In the stock game, your attack map shows a ship silhouette. This tells you exactly what kind of target you have identified. Its color shows you whether it is friendly, neutral or foe. It has a velocity vector tail to show its exact course. And in text beside the silhouette is the ID, course and speed. That's WAY too much information for a radar sighting or a visual sighting on the horizon.

Trigger Maru kills the text. You don't see the ID, that the ship is going NNE at slow speed. Then all contacts are gray. You surely don't know if a target is friend/foe/neutral unless you have identified them first. You cannot because the silhouettes are also nerfed, replaced by a black position dot on your nav map.

So if your radar shows a contact, that's ALL it shows.

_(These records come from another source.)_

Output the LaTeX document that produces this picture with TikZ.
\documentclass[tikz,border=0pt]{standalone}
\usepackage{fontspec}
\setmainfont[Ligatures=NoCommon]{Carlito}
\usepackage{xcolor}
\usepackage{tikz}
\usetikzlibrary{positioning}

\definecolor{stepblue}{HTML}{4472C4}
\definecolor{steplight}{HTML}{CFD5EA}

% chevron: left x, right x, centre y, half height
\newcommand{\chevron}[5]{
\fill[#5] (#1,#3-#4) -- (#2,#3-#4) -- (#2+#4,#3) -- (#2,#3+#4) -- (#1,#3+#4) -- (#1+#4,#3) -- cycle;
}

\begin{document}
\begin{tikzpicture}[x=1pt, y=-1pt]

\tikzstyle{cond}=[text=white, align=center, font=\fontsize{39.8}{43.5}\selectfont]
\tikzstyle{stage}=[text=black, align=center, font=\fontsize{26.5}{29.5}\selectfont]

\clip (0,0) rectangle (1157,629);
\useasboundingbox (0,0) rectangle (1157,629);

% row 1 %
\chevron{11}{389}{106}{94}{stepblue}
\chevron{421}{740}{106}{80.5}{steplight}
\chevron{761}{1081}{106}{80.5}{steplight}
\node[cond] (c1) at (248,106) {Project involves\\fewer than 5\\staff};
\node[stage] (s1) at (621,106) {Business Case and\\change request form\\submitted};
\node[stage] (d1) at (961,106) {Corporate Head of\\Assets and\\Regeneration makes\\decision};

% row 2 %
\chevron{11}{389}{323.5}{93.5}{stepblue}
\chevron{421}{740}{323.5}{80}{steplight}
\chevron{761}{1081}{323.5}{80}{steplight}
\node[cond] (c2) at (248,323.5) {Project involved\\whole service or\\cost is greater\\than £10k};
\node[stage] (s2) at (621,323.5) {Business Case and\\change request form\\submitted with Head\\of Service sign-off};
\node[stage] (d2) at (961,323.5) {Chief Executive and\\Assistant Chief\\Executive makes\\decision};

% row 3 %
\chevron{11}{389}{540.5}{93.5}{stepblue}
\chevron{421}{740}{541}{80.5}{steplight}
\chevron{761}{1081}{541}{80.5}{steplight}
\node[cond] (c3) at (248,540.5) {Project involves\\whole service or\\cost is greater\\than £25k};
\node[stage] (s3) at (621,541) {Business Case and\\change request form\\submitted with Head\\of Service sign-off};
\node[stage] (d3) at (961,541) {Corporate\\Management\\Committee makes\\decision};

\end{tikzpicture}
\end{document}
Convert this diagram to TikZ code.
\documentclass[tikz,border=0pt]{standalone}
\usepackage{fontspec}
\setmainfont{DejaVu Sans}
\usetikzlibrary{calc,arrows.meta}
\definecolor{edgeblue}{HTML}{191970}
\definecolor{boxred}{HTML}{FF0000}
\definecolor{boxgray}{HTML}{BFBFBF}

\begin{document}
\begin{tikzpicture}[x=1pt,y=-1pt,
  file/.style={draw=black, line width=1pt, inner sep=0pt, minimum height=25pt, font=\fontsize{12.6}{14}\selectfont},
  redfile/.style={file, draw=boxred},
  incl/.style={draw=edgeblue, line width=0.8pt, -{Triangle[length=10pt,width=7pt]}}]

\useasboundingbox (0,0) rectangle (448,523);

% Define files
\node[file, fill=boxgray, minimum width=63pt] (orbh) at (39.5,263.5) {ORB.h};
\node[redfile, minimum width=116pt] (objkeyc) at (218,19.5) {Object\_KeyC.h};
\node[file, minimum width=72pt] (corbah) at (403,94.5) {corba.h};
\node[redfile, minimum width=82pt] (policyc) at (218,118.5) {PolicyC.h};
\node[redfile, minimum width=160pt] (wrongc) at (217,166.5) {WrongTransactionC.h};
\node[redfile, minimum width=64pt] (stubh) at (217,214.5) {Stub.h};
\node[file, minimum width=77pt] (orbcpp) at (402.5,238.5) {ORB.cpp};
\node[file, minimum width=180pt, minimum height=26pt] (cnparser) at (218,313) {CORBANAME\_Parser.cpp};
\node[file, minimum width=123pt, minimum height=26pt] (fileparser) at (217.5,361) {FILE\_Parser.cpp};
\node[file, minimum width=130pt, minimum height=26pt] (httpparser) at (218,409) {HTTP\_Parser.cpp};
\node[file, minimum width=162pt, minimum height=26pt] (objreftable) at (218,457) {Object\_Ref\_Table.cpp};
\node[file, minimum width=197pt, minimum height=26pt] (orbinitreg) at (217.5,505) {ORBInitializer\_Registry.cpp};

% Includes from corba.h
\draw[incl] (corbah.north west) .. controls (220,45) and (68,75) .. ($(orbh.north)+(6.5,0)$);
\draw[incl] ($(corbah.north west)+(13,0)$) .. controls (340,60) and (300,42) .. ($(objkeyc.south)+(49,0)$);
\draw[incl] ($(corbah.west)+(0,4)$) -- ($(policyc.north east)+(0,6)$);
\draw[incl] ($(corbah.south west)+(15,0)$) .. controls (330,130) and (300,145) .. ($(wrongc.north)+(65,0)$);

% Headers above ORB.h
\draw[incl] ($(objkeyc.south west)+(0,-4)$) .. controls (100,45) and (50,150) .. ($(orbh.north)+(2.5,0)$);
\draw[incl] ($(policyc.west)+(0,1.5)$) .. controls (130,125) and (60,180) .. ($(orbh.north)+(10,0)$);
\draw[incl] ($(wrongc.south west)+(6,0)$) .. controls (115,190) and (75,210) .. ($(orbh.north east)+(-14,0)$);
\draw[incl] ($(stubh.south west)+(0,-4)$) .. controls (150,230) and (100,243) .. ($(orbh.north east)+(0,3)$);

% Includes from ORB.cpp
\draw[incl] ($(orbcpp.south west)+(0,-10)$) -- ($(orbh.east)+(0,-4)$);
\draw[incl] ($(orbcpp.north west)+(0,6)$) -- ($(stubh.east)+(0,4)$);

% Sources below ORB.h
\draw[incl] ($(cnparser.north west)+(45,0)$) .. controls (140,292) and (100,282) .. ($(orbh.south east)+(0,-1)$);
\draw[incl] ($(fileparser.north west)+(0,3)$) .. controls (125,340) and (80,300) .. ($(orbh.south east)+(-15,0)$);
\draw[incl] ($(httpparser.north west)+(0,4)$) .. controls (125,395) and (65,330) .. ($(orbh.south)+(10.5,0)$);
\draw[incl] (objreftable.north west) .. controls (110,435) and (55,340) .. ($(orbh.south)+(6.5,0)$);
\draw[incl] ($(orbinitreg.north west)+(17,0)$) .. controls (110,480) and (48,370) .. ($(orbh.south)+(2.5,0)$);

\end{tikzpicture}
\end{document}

You must mark its position with an "x" and mark it again at a later time to establish course and speed, just like the real submarines had to do.

Detecting zigs is just as difficult, in this case more difficult than in reality, because a crewman would be assigned full time to track the predicted bearing of a target and when the predicted bearing and actual bearing differed, he would call "zig toward" or "zig away." We're going to be handicapped in that regard because you are a one-man plotting crew here.

See all my instructional videos for illustrations of TMO plotting in use. It is highly evolved and gives the most realistic portrayal of what you in position of captain would be doing on the submarine, without giving you too much information.

Dramatization: Captain is on the bridge when the contact is discovered.

Exec: Cap, we have a target, bearing 249, range 5.5 miles.

Captain: OK, I'm coming down to the control room plotting table to plot it. Dufus, you have the helm for five minutes.

Uh.... every time the contact is updated the captain is going down the ladder, wrecking his night vision to plot the thing himself and analyze the plot? I think he's going to skipper the Admiral's garbage scow when he gets back to Lockwood's office! That's insanely stupid.

There is the argument that the TM plotting system is unrealistic because it plots the exact physical position of a visual sighting. That's hardwired and unavoidable. If you have radar, it is not unrealistic. Radar was the gold standard of position determination: much better than stadimeter. It did give you a precise position. Skippers assumed that their hits would be reduced by at least 50% if they were deprived of their radar. They were right.

So we are left with accepting one easily ignored (just don't use visual sightings' positions as reported in TM with map updates on) problem, vs LOTS of problems, especially attack map useless, with map updates off that make it a ludicrous way to play. Personally, any method that eliminates the ability to check TDC data against the plot on the attack map gets the fail buzzer from me.

Playing with map updates off is like driving with a bag over your head. Challenging, yes! Interesting, yes! Realistic, no!

Here is a screenie of a Dick O'Kane attack with the TM plotting system. See the already identified and tracked target there. From the plot none of that is obvious. It is a radar position. What is unrealistic there? NOTHING! As he advances toward my position, I will continually refine his course and speed until I am satisfied or he is too close for comfort. At that point I will submerge and his position will be fixed by the intersection of established target track and his bearing. That is also totally realistic. When he reaches the shoot bearing, he will be sunk.